Carta de um professor

Carta de um professor

CARTA DE UM PROFESSOR

Dilso J. Dos Santos

 

Sempre quis mudar o mundo, mas não podia. Complicado. Por isso li bastante para modificar ao menos a minha percepção sobre ele. Baixei a cabeça por longos anos e me atrevi em inúmeras tentativas que só sabiam encher a vida de funduras. E nada. A leitura – acreditem – me deixou ainda mais inquieto, um cavador de buracos. Nossa! Precisava voltar, falar sobre o que se passava ali, nas interioridades. No peito, tudo estava complexo demais. A voz deixava de ser clara. Preocupado com isso, tive que me reestudar. Fui investigando a mim mesmo e de como poderia ser a mudança que tanto desejava acender. Quando notei naqueles outros da rua, um outro que não podia mais ser eu: um ‘lonjurado’ intricado e solitário (igualzinho a este texto). Sim, precisei mudar o foco para poder ver diferente, para permitir que os tempos (ora mais gordos, ora mais magros, enfim) se desenhassem de maneiras distintas dentro de mim.

Meus dias passaram a se manifestar menos duros, desde então. Estava funcionando. Senti que poderia brincar com eles e com algumas vontades que, por fim, acabaram me deixando grávido de uma mudança necessária. Foi rápido, já estava passando da hora de dar à luz. Doía muito. Não dava mais para esperar. Peguei o bisturi e decidi pela ‘auto-cesariana’...: “Preciso de aaaaaaaaar!” – gritou aquele recém-nascido. Putz! Daí entendi perfeitamente o que tinha que fazer: um parteiro de vozes, era isso. Bom, acho que renasci junto com esse entendimento!

Elástico, esta é a palavra que estava procurando. Cada um dos “dentros” espicha-se para fora. Bom, amigos, sabemos que nem sempre dá, mas quando nos alongamos juntos, o exercício acaba por nos levar mais longe. Aprendi com isso que o mundo pode ser esticado sim, basta cada um fazer a sua parte e se puxar.

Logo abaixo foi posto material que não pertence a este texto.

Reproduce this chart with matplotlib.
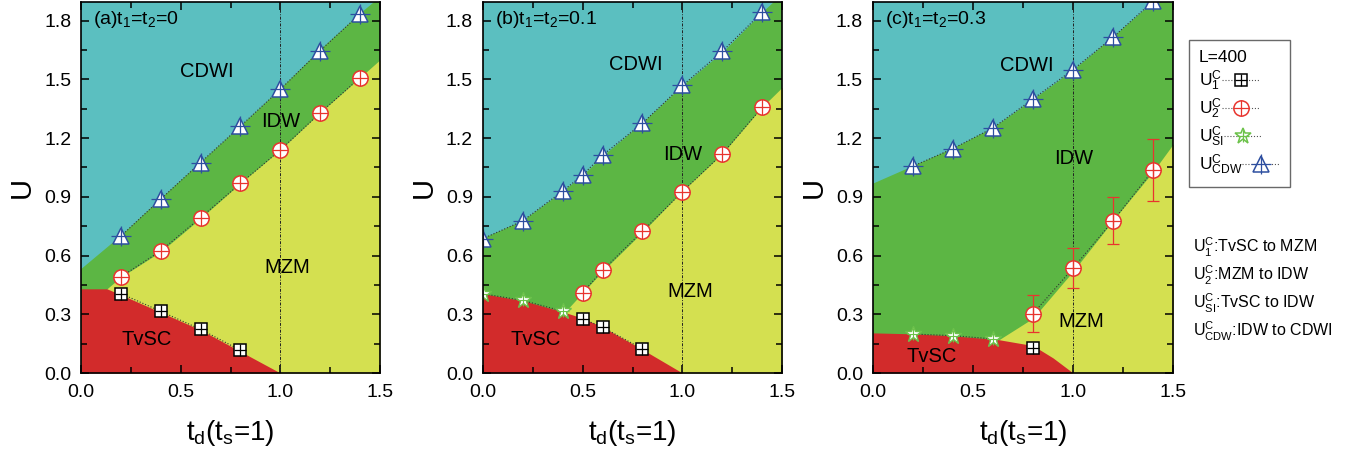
import matplotlib
matplotlib.use("Agg")
import matplotlib.pyplot as plt
from matplotlib.lines import Line2D
from matplotlib.legend_handler import HandlerTuple

plt.rcParams['font.family'] = ['Liberation Sans', 'DejaVu Sans']
plt.rcParams['mathtext.default'] = 'regular'

# ---------------- data ----------------
titles = [r"(a)t$_1$=t$_2$=0", r"(b)t$_1$=t$_2$=0.1", r"(c)t$_1$=t$_2$=0.3"]

# panel a
a_u1_x = [0.2, 0.4, 0.6, 0.8]
a_u1_y = [0.406, 0.315, 0.223, 0.116]
a_u2_x = [0.2, 0.4, 0.6, 0.8, 1.0, 1.2, 1.4]
a_u2_y = [0.491, 0.624, 0.794, 0.968, 1.139, 1.329, 1.508]
a_si_x = []
a_si_y = []
a_cdw_x = [0.2, 0.4, 0.6, 0.8, 1.0, 1.2, 1.4]
a_cdw_y = [0.699, 0.888, 1.075, 1.261, 1.449, 1.647, 1.834]
a_red_bx = [0.0, 0.13, 0.2, 0.4, 0.6, 0.8, 1.0]
a_red_by = [0.43, 0.43, 0.40, 0.31, 0.22, 0.11, 0.0]
a_yel_bx = [0.13, 0.2, 0.4, 0.6, 0.8, 1.0, 1.2, 1.4, 1.5]
a_yel_by = [0.43, 0.49, 0.62, 0.79, 0.97, 1.14, 1.33, 1.51, 1.60]
a_cya_bx = [0.0, 0.2, 0.4, 0.6, 0.8, 1.0, 1.2, 1.4, 1.5]
a_cya_by = [0.53, 0.70, 0.89, 1.075, 1.26, 1.45, 1.65, 1.835, 1.92]

# panel b
b_u1_x = [0.5, 0.6, 0.8]
b_u1_y = [0.277, 0.234, 0.123]
b_u2_x = [0.5, 0.6, 0.8, 1.0, 1.2, 1.4]
b_u2_y = [0.410, 0.524, 0.724, 0.926, 1.120, 1.358]
b_si_x = [0.0, 0.2, 0.4]
b_si_y = [0.405, 0.371, 0.316]
b_cdw_x = [0.0, 0.2, 0.4, 0.5, 0.6, 0.8, 1.0, 1.2, 1.4]
b_cdw_y = [0.686, 0.777, 0.929, 1.011, 1.113, 1.276, 1.469, 1.643, 1.844]
b_red_bx = [0.0, 0.2, 0.41, 0.5, 0.6, 0.8, 1.0]
b_red_by = [0.405, 0.37, 0.31, 0.28, 0.235, 0.12, 0.0]
b_yel_bx = [0.41, 0.5, 0.6, 0.8, 1.0, 1.2, 1.4, 1.5]
b_yel_by = [0.31, 0.41, 0.52, 0.72, 0.93, 1.12, 1.36, 1.46]
b_cya_bx = [0.0, 0.2, 0.4, 0.5, 0.6, 0.8, 1.0, 1.2, 1.4, 1.5]
b_cya_by = [0.69, 0.78, 0.93, 1.01, 1.11, 1.28, 1.47, 1.64, 1.845, 1.94]

# panel c
c_u1_x = [0.8]
c_u1_y = [0.128]
c_u2_x = [0.8, 1.0, 1.2, 1.4]
c_u2_y = [0.303, 0.536, 0.778, 1.037]
c_u2_err = [0.095, 0.10, 0.12, 0.16]
c_si_x = [0.2, 0.4, 0.6]
c_si_y = [0.199, 0.191, 0.174]
c_cdw_x = [0.2, 0.4, 0.6, 0.8, 1.0, 1.2, 1.4]
c_cdw_y = [1.056, 1.146, 1.252, 1.40, 1.55, 1.716, 1.90]
c_red_bx = [0.0, 0.2, 0.4, 0.63, 0.8, 0.9, 1.0]
c_red_by = [0.205, 0.20, 0.19, 0.17, 0.14, 0.077, 0.0]
c_yel_bx = [0.63, 0.8, 1.0, 1.2, 1.4, 1.5]
c_yel_by = [0.17, 0.28, 0.52, 0.78, 1.03, 1.17]
c_cya_bx = [0.0, 0.2, 0.4, 0.6, 0.8, 1.0, 1.2, 1.4, 1.5]
c_cya_by = [0.97, 1.06, 1.15, 1.255, 1.40, 1.55, 1.72, 1.90, 2.02]

region_labels = ["CDWI", "IDW", "MZM", "TvSC"]
a_lab_xy = [(0.63, 1.54), (1.0, 1.283), (1.036, 0.537), (0.33, 0.17)]
b_lab_xy = [(0.766, 1.574), (1.0, 1.118), (1.041, 0.417), (0.267, 0.171)]
c_lab_xy = [(0.768, 1.57), (1.004, 1.095), (1.041, 0.264), (0.294, 0.085)]

legend_title = "L=400"
legend_labels = [r"U$_1^C$", r"U$_2^C$", r"U$_{SI}^C$", r"U$_{CDW}^C$"]
notes = [r"U$_1^C$:TvSC to MZM", r"U$_2^C$:MZM to IDW",
         r"U$_{SI}^C$:TvSC to IDW", r"U$_{CDW}^C$:IDW to CDWI"]

# ---------------- style ----------------
C_CYAN = "#5BBFC0"
C_GREEN = "#5CB644"
C_YEL = "#D4E050"
C_RED = "#D22B2B"
C_SQ = "black"
C_CI = "#E8342E"
C_ST = "#6CC24A"
C_TR = "#2E4FA0"

panels = [
    dict(u1=(a_u1_x, a_u1_y), u2=(a_u2_x, a_u2_y), si=(a_si_x, a_si_y), cdw=(a_cdw_x, a_cdw_y),
         red=(a_red_bx, a_red_by), yel=(a_yel_bx, a_yel_by), cya=(a_cya_bx, a_cya_by),
         lab=a_lab_xy, err=None),
    dict(u1=(b_u1_x, b_u1_y), u2=(b_u2_x, b_u2_y), si=(b_si_x, b_si_y), cdw=(b_cdw_x, b_cdw_y),
         red=(b_red_bx, b_red_by), yel=(b_yel_bx, b_yel_by), cya=(b_cya_bx, b_cya_by),
         lab=b_lab_xy, err=None),
    dict(u1=(c_u1_x, c_u1_y), u2=(c_u2_x, c_u2_y), si=(c_si_x, c_si_y), cdw=(c_cdw_x, c_cdw_y),
         red=(c_red_bx, c_red_by), yel=(c_yel_bx, c_yel_by), cya=(c_cya_bx, c_cya_by),
         lab=c_lab_xy, err=c_u2_err),
]

fig = plt.figure(figsize=(13.49, 4.57), dpi=100)
W, H = 1349, 457
lefts = [81, 482.7, 872.7]
widths = [299, 299.6, 300.6]
top_px, bot_px = 2, 373

YMAX = 1.895

for i, p in enumerate(panels):
    ax = fig.add_axes([lefts[i] / W, 1 - bot_px / H, widths[i] / W, (bot_px - top_px) / H])
    ax.set_xlim(0, 1.5)
    ax.set_ylim(0, YMAX)
    ax.set_facecolor(C_GREEN)
    cx, cy = p['cya']
    ax.fill_between(cx, cy, [3] * len(cx), color=C_CYAN, lw=0, zorder=1)
    yx, yy = p['yel']
    ax.fill_between(yx, [0] * len(yx), yy, color=C_YEL, lw=0, zorder=1)
    rx, ry = p['red']
    ax.fill_between(rx, [0] * len(rx), ry, color=C_RED, lw=0, zorder=1.1)

    ax.axvline(1.0, color='#222222', lw=0.7, ls=(0, (3, 1.5, 1, 1.5)), zorder=2)

    line_kw = dict(ls=':', color='#333333', lw=0.8, zorder=3)
    # squares
    x, y = p['u1']
    ax.plot(x, y, marker='s', ms=9, mfc='white', mec=C_SQ, mew=1.1, **line_kw)
    ax.plot(x, y, ls='none', marker='+', ms=9, color=C_SQ, mew=0.9, zorder=4)
    # circles
    x, y = p['u2']
    ax.plot(x, y, marker='o', ms=11, mfc='white', mec=C_CI, mew=1.1, **line_kw)
    if p['err'] is not None:
        ax.errorbar(x, y, yerr=p['err'], fmt='none', ecolor=C_CI, elinewidth=0.9,
                    capsize=4, capthick=0.9, zorder=3.5)
    ax.plot(x, y, ls='none', marker='+', ms=11, color=C_CI, mew=0.9, zorder=4)
    # stars
    x, y = p['si']
    if len(x):
        ax.plot(x, y, marker='*', ms=12, mfc='white', mec=C_ST, mew=1.0, **line_kw)
        ax.plot(x, y, ls='none', marker='+', ms=9, color=C_ST, mew=0.8, zorder=4)
    # triangles
    x, y = p['cdw']
    ax.plot(x, y, marker='^', ms=12, mfc='white', mec=C_TR, mew=1.1, **line_kw)
    ax.plot(x, y, ls='none', marker='+', ms=15, color=C_TR, mew=0.9, zorder=4)

    for txt, (lx, ly) in zip(region_labels, p['lab']):
        ax.text(lx, ly, txt, fontsize=14.5, ha='center', va='center', zorder=5)

    ax.text(0.04, 0.953, titles[i], transform=ax.transAxes, fontsize=14,
            ha='left', va='center', zorder=5)

    ax.set_xticks([0.0, 0.5, 1.0, 1.5])
    ax.set_xticks([0.25, 0.75, 1.25], minor=True)
    ax.set_yticks([0.0, 0.3, 0.6, 0.9, 1.2, 1.5, 1.8])
    ax.set_yticks([0.15, 0.45, 0.75, 1.05, 1.35, 1.65], minor=True)
    ax.xaxis.set_major_formatter(matplotlib.ticker.FormatStrFormatter('%.1f'))
    ax.yaxis.set_major_formatter(matplotlib.ticker.FormatStrFormatter('%.1f'))
    ax.tick_params(which='both', direction='in', top=True, right=True, labelsize=14, width=1.1)
    ax.tick_params(which='major', length=6)
    ax.tick_params(which='minor', length=4)
    ax.tick_params(axis='y', pad=7)
    ax.tick_params(axis='x', pad=8)
    for s in ax.spines.values():
        s.set_linewidth(1.2)
        s.set_zorder(6)
    ax.set_xlabel(r"t$_d$(t$_s$=1)", fontsize=20, labelpad=12)
    ax.set_ylabel("U", fontsize=21, labelpad=6)

# legend
def h(marker, col, ms, pms):
    base = Line2D([], [], ls=':', color='#555555', lw=0.8, marker=marker, ms=ms,
                  mfc='white', mec=col, mew=1.1)
    plus = Line2D([], [], ls='none', marker='+', ms=pms, color=col, mew=0.9)
    return (base, plus)

handles = [h('s', C_SQ, 9, 9), h('o', C_CI, 11, 11), h('*', C_ST, 12, 9), h('^', C_TR, 12, 15)]
leg = fig.legend(handles, legend_labels, loc='upper left',
                 bbox_to_anchor=(1189 / W, 1 - 40 / H), title=legend_title,
                 markerfirst=False, frameon=True, fancybox=False, edgecolor='#444444',
                 fontsize=12.5, title_fontsize=12.5, handlelength=2.2, handletextpad=0.0,
                 labelspacing=0.22, borderpad=0.55, borderaxespad=0.0,
                 handler_map={tuple: HandlerTuple(ndivide=1)})
leg._legend_box.align = "left"
for col in leg._legend_handle_box.get_children():
    col.align = "left"
leg.get_frame().set_linewidth(1.0)

ys = [247, 275, 303, 331]
for t, yy in zip(notes, ys):
    fig.text(1193 / W, 1 - yy / H, t, fontsize=11.5, ha='left', va='center')

fig.savefig("out.png", dpi=100)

Sei também que não é fácil ser um esticador, um parteiro de vozes. Por isso é que no repuxo procuro avivar as palavras escritas, na reescrita – gosto dessa modalidade. Outro dia até escrevi as cinco verdade coletadas ao longo de minha experiência nas ‘escrevinhanças’, pois todo o cidadão – acredito nisso – precisa se colocar audível perante a sociedade. Nesse aspecto a ideia escrita recebe muito mais crédito do que a falada – espicha-se mais. Ela não se perde. Busca o mundo. Ganha ouvidos e retorna.

Enfim, encontrei minha missão. Chato? Muito. Crítico? Demasiado crítico. Amante desse tipo de trabalho? Profundamente, já que aprendi a clarear os escuros dos outros dando luz aos meus. Sim, só sei existir desse jeito, meio fora, meio dentro, um mestiço no mundo, de mundos que se misturam e são mestiçados também.